Write out the material exactly. Do not include the pictures.

□ □ □ □ □

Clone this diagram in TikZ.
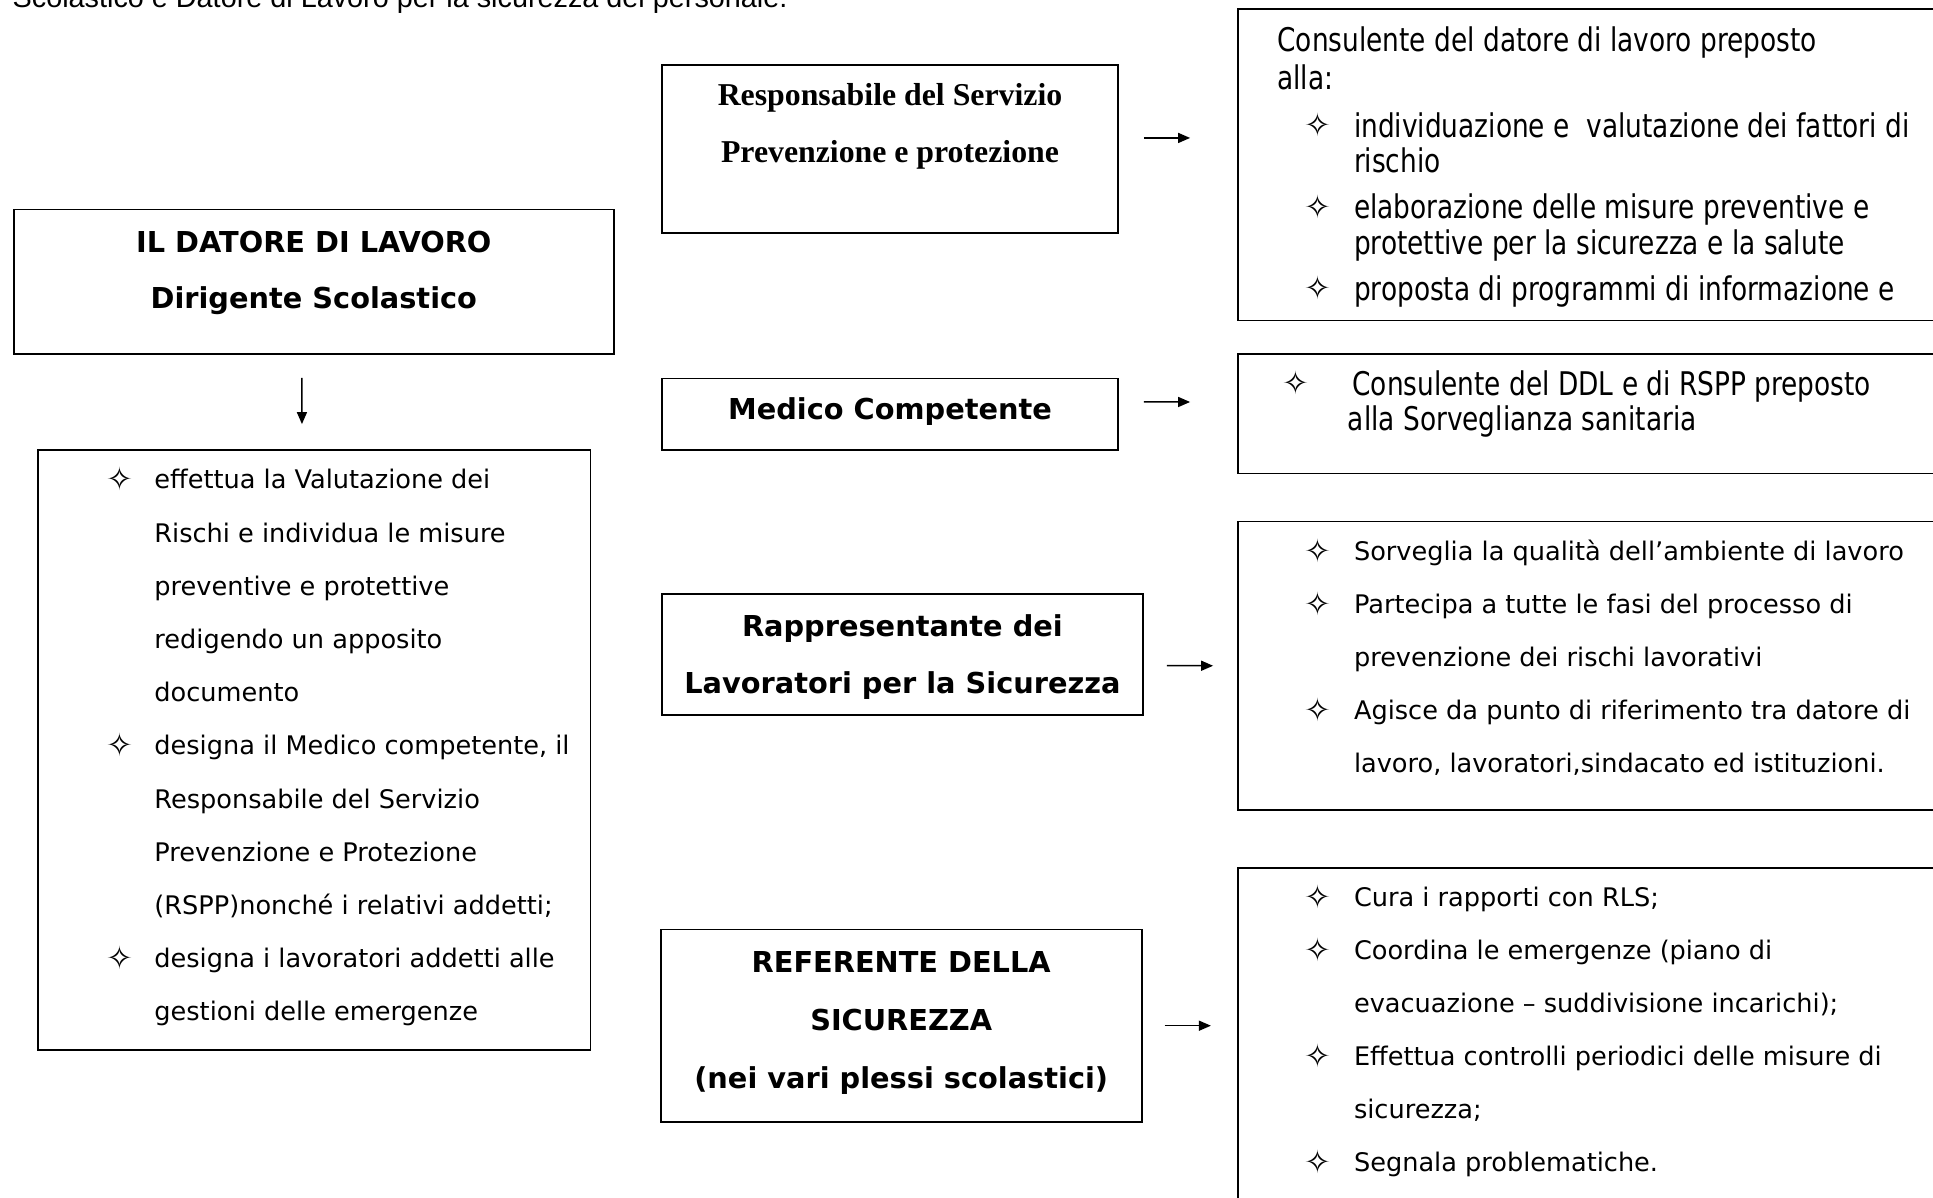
\documentclass[tikz,border=0pt]{standalone}
\usepackage{fontspec}
\setmainfont{DejaVu Sans}
\newfontfamily\tahf{DejaVu Sans}[FakeStretch=0.81]
\newfontfamily\timesf{Liberation Serif}
\newfontfamily\arialf{Liberation Sans}
\usetikzlibrary{fit,calc,arrows.meta}
\tikzset{
  box/.style={draw, line width=0.9pt, inner sep=0pt, rectangle},
  ttl/.style={font=\bfseries\fontsize{14.4}{17}\selectfont, inner sep=0pt, text height=10.5pt, text depth=0pt, anchor=center},
  tms/.style={font=\timesf\bfseries\fontsize{15.9}{19}\selectfont, inner sep=0pt, text height=10.5pt, text depth=0pt, anchor=center},
  body/.style={font=\fontsize{12.8}{15}\selectfont, inner sep=0pt, text height=9.3pt, text depth=0pt, anchor=west},
  tah/.style={font=\tahf\fontsize{16.3}{19}\selectfont, inner sep=0pt, text height=11.8pt, text depth=0pt, anchor=west},
  bul/.style={font=\fontsize{16}{18}\selectfont, inner sep=0pt, text height=11pt, text depth=0pt, anchor=center},
  arr/.style={line width=0.75pt, -{Triangle[length=6pt,width=5pt]}}
}
\begin{document}
\begin{tikzpicture}[x=0.5pt,y=-0.5pt]
\useasboundingbox (0,0) rectangle (1933,1198);
% top cut-off text
\node[font=\arialf\fontsize{14.4}{17}\selectfont, inner sep=0pt, anchor=base west] (top) at (12.3,8) {Scolastico e Datore di Lavoro per la sicurezza del personale.};

% boxes
\node[box, fit={(13.6,209.6) (613.9,353.8)}] (datore) {};
\node[box, fit={(38.2,450) (590.5,1050.3)}] (duties) {};
\node[box, fit={(662,65.3) (1118,233)}] (rspp) {};
\node[box, fit={(1237.7,9) (1945,320.5)}] (rsppd) {};
\node[box, fit={(662,378.5) (1118,450)}] (medico) {};
\node[box, fit={(1237.7,353.8) (1945,473.4)}] (medicod) {};
\node[box, fit={(662,594.2) (1142.8,715)}] (rls) {};
\node[box, fit={(1237.7,521.5) (1945,810)}] (rlsd) {};
\node[box, fit={(660.8,929.5) (1141.6,1121.9)}] (ref) {};
\node[box, fit={(1237.7,868) (1945,1215)}] (refd) {};

% titles
\node[ttl] (t1) at (313.8,241.6) {IL DATORE DI LAVORO};
\node[ttl] (t2) at (313.8,298.3) {Dirigente Scolastico};
\node[tms] (t3) at (890,95) {Responsabile del Servizio};
\node[tms] (t4) at (890,151.6) {Prevenzione e protezione};
\node[ttl] (t5) at (890,409.3) {Medico Competente};
\node[ttl] (t6) at (902.4,626.3) {Rappresentante dei};
\node[ttl] (t7) at (902.4,683) {Lavoratori per la Sicurezza};
\node[ttl] (t8) at (901.2,961.6) {REFERENTE DELLA};
\node[ttl] (t9) at (901.2,1019.5) {SICUREZZA};
\node[ttl] (t10) at (901.2,1077.5) {(nei vari plessi scolastici)};

% duties of datore
\node[bul] (b1) at (119.6,479.6) {✧};
\node[bul] (b2) at (119.6,745.6) {✧};
\node[bul] (b3) at (119.6,958.4) {✧};
\node[body] (d1) at (154,479.6) {effettua la Valutazione dei};
\node[body] (d2) at (154,532.8) {Rischi e individua le misure};
\node[body] (d3) at (154,586) {preventive e protettive};
\node[body] (d4) at (154,639.2) {redigendo un apposito};
\node[body] (d5) at (154,692.4) {documento};
\node[body] (d6) at (154,745.6) {designa il Medico competente, il};
\node[body] (d7) at (154,798.8) {Responsabile del Servizio};
\node[body] (d8) at (154,852) {Prevenzione e Protezione};
\node[body] (d9) at (154,905.2) {(RSPP)nonché i relativi addetti;};
\node[body] (d10) at (154,958.4) {designa i lavoratori addetti alle};
\node[body] (d11) at (154,1011.6) {gestioni delle emergenze};

% RSPP description
\node[tah] (c1) at (1277,39.5) {Consulente del datore di lavoro preposto};
\node[tah] (c2) at (1277,77.7) {alla:};
\node[bul] (cb1) at (1318,125.7) {✧};
\node[bul] (cb2) at (1318,207.1) {✧};
\node[bul] (cb3) at (1318,288.5) {✧};
\node[tah] (c3) at (1353.6,125.7) {individuazione e \ valutazione dei fattori di};
\node[tah] (c4) at (1353.6,160.3) {rischio};
\node[tah] (c5) at (1353.6,207.1) {elaborazione delle misure preventive e};
\node[tah] (c6) at (1353.6,242.9) {protettive per la sicurezza e la salute};
\node[tah] (c7) at (1353.6,288.5) {proposta di programmi di informazione e};

% Medico description
\node[bul] (mb1) at (1295.7,383.4) {✧};
\node[tah] (m1) at (1352,383.4) {Consulente del DDL e di RSPP preposto};
\node[tah] (m2) at (1347.5,419) {alla Sorveglianza sanitaria};

% RLS description
\node[bul] (rb1) at (1318,551) {✧};
\node[bul] (rb2) at (1318,604) {✧};
\node[bul] (rb3) at (1318,710) {✧};
\node[body] (r1) at (1353.6,551) {Sorveglia la qualità dell’ambiente di lavoro};
\node[body] (r2) at (1353.6,604) {Partecipa a tutte le fasi del processo di};
\node[body] (r3) at (1353.6,657) {prevenzione dei rischi lavorativi};
\node[body] (r4) at (1353.6,710) {Agisce da punto di riferimento tra datore di};
\node[body] (r5) at (1353.6,763) {lavoro, lavoratori,sindacato ed istituzioni.};

% Referente description
\node[bul] (fb1) at (1318,897.5) {✧};
\node[bul] (fb2) at (1318,950.5) {✧};
\node[bul] (fb3) at (1318,1056.5) {✧};
\node[bul] (fb4) at (1318,1162.5) {✧};
\node[body] (f1) at (1353.6,897.5) {Cura i rapporti con RLS;};
\node[body] (f2) at (1353.6,950.5) {Coordina le emergenze (piano di};
\node[body] (f3) at (1353.6,1003.5) {evacuazione – suddivisione incarichi);};
\node[body] (f4) at (1353.6,1056.5) {Effettua controlli periodici delle misure di};
\node[body] (f5) at (1353.6,1109.5) {sicurezza;};
\node[body] (f6) at (1353.6,1162.5) {Segnala problematiche.};

% connectors
\draw[arr] ($(datore.south)+(-11.8,23.2)$) -- ($(duties.north)+(-12.4,-25)$);
\draw[arr] ($(rspp.east)+(25,-11.2)$) -- ($(rsppd.west)+(-46.7,-26.8)$);
\draw[arr] ($(medico.east)+(25,-12.3)$) -- ($(medicod.west)+(-46.7,-11.6)$);
\draw[arr] ($(rls.east)+(23.2,11.1)$) -- ($(rlsd.west)+(-23.7,0)$);
\draw[arr] ($(ref.east)+(22.2,0)$) -- ($(refd.west)+(-25.9,-15.8)$);
\end{tikzpicture}
\end{document}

□ □ □ □ □

* Problem solution:
Clone this diagram in TikZ.
\documentclass[tikz,border=0pt]{standalone}
\usepackage{fontspec}
\setmainfont{DejaVu Sans}
\newfontfamily\tahf{DejaVu Sans}[FakeStretch=0.81]
\newfontfamily\timesf{Liberation Serif}
\newfontfamily\arialf{Liberation Sans}
\usetikzlibrary{fit,calc,arrows.meta}
\tikzset{
  box/.style={draw, line width=0.9pt, inner sep=0pt, rectangle},
  ttl/.style={font=\bfseries\fontsize{14.4}{17}\selectfont, inner sep=0pt, text height=10.5pt, text depth=0pt, anchor=center},
  tms/.style={font=\timesf\bfseries\fontsize{15.9}{19}\selectfont, inner sep=0pt, text height=10.5pt, text depth=0pt, anchor=center},
  body/.style={font=\fontsize{12.8}{15}\selectfont, inner sep=0pt, text height=9.3pt, text depth=0pt, anchor=west},
  tah/.style={font=\tahf\fontsize{16.3}{19}\selectfont, inner sep=0pt, text height=11.8pt, text depth=0pt, anchor=west},
  bul/.style={font=\fontsize{16}{18}\selectfont, inner sep=0pt, text height=11pt, text depth=0pt, anchor=center},
  arr/.style={line width=0.75pt, -{Triangle[length=6pt,width=5pt]}}
}
\begin{document}
\begin{tikzpicture}[x=0.5pt,y=-0.5pt]
\useasboundingbox (0,0) rectangle (1933,1198);
% top cut-off text
\node[font=\arialf\fontsize{14.4}{17}\selectfont, inner sep=0pt, anchor=base west] (top) at (12.3,8) {Scolastico e Datore di Lavoro per la sicurezza del personale.};

% boxes
\node[box, fit={(13.6,209.6) (613.9,353.8)}] (datore) {};
\node[box, fit={(38.2,450) (590.5,1050.3)}] (duties) {};
\node[box, fit={(662,65.3) (1118,233)}] (rspp) {};
\node[box, fit={(1237.7,9) (1945,320.5)}] (rsppd) {};
\node[box, fit={(662,378.5) (1118,450)}] (medico) {};
\node[box, fit={(1237.7,353.8) (1945,473.4)}] (medicod) {};
\node[box, fit={(662,594.2) (1142.8,715)}] (rls) {};
\node[box, fit={(1237.7,521.5) (1945,810)}] (rlsd) {};
\node[box, fit={(660.8,929.5) (1141.6,1121.9)}] (ref) {};
\node[box, fit={(1237.7,868) (1945,1215)}] (refd) {};

% titles
\node[ttl] (t1) at (313.8,241.6) {IL DATORE DI LAVORO};
\node[ttl] (t2) at (313.8,298.3) {Dirigente Scolastico};
\node[tms] (t3) at (890,95) {Responsabile del Servizio};
\node[tms] (t4) at (890,151.6) {Prevenzione e protezione};
\node[ttl] (t5) at (890,409.3) {Medico Competente};
\node[ttl] (t6) at (902.4,626.3) {Rappresentante dei};
\node[ttl] (t7) at (902.4,683) {Lavoratori per la Sicurezza};
\node[ttl] (t8) at (901.2,961.6) {REFERENTE DELLA};
\node[ttl] (t9) at (901.2,1019.5) {SICUREZZA};
\node[ttl] (t10) at (901.2,1077.5) {(nei vari plessi scolastici)};

% duties of datore
\node[bul] (b1) at (119.6,479.6) {✧};
\node[bul] (b2) at (119.6,745.6) {✧};
\node[bul] (b3) at (119.6,958.4) {✧};
\node[body] (d1) at (154,479.6) {effettua la Valutazione dei};
\node[body] (d2) at (154,532.8) {Rischi e individua le misure};
\node[body] (d3) at (154,586) {preventive e protettive};
\node[body] (d4) at (154,639.2) {redigendo un apposito};
\node[body] (d5) at (154,692.4) {documento};
\node[body] (d6) at (154,745.6) {designa il Medico competente, il};
\node[body] (d7) at (154,798.8) {Responsabile del Servizio};
\node[body] (d8) at (154,852) {Prevenzione e Protezione};
\node[body] (d9) at (154,905.2) {(RSPP)nonché i relativi addetti;};
\node[body] (d10) at (154,958.4) {designa i lavoratori addetti alle};
\node[body] (d11) at (154,1011.6) {gestioni delle emergenze};

% RSPP description
\node[tah] (c1) at (1277,39.5) {Consulente del datore di lavoro preposto};
\node[tah] (c2) at (1277,77.7) {alla:};
\node[bul] (cb1) at (1318,125.7) {✧};
\node[bul] (cb2) at (1318,207.1) {✧};
\node[bul] (cb3) at (1318,288.5) {✧};
\node[tah] (c3) at (1353.6,125.7) {individuazione e \ valutazione dei fattori di};
\node[tah] (c4) at (1353.6,160.3) {rischio};
\node[tah] (c5) at (1353.6,207.1) {elaborazione delle misure preventive e};
\node[tah] (c6) at (1353.6,242.9) {protettive per la sicurezza e la salute};
\node[tah] (c7) at (1353.6,288.5) {proposta di programmi di informazione e};

% Medico description
\node[bul] (mb1) at (1295.7,383.4) {✧};
\node[tah] (m1) at (1352,383.4) {Consulente del DDL e di RSPP preposto};
\node[tah] (m2) at (1347.5,419) {alla Sorveglianza sanitaria};

% RLS description
\node[bul] (rb1) at (1318,551) {✧};
\node[bul] (rb2) at (1318,604) {✧};
\node[bul] (rb3) at (1318,710) {✧};
\node[body] (r1) at (1353.6,551) {Sorveglia la qualità dell’ambiente di lavoro};
\node[body] (r2) at (1353.6,604) {Partecipa a tutte le fasi del processo di};
\node[body] (r3) at (1353.6,657) {prevenzione dei rischi lavorativi};
\node[body] (r4) at (1353.6,710) {Agisce da punto di riferimento tra datore di};
\node[body] (r5) at (1353.6,763) {lavoro, lavoratori,sindacato ed istituzioni.};

% Referente description
\node[bul] (fb1) at (1318,897.5) {✧};
\node[bul] (fb2) at (1318,950.5) {✧};
\node[bul] (fb3) at (1318,1056.5) {✧};
\node[bul] (fb4) at (1318,1162.5) {✧};
\node[body] (f1) at (1353.6,897.5) {Cura i rapporti con RLS;};
\node[body] (f2) at (1353.6,950.5) {Coordina le emergenze (piano di};
\node[body] (f3) at (1353.6,1003.5) {evacuazione – suddivisione incarichi);};
\node[body] (f4) at (1353.6,1056.5) {Effettua controlli periodici delle misure di};
\node[body] (f5) at (1353.6,1109.5) {sicurezza;};
\node[body] (f6) at (1353.6,1162.5) {Segnala problematiche.};

% connectors
\draw[arr] ($(datore.south)+(-11.8,23.2)$) -- ($(duties.north)+(-12.4,-25)$);
\draw[arr] ($(rspp.east)+(25,-11.2)$) -- ($(rsppd.west)+(-46.7,-26.8)$);
\draw[arr] ($(medico.east)+(25,-12.3)$) -- ($(medicod.west)+(-46.7,-11.6)$);
\draw[arr] ($(rls.east)+(23.2,11.1)$) -- ($(rlsd.west)+(-23.7,0)$);
\draw[arr] ($(ref.east)+(22.2,0)$) -- ($(refd.west)+(-25.9,-15.8)$);
\end{tikzpicture}
\end{document}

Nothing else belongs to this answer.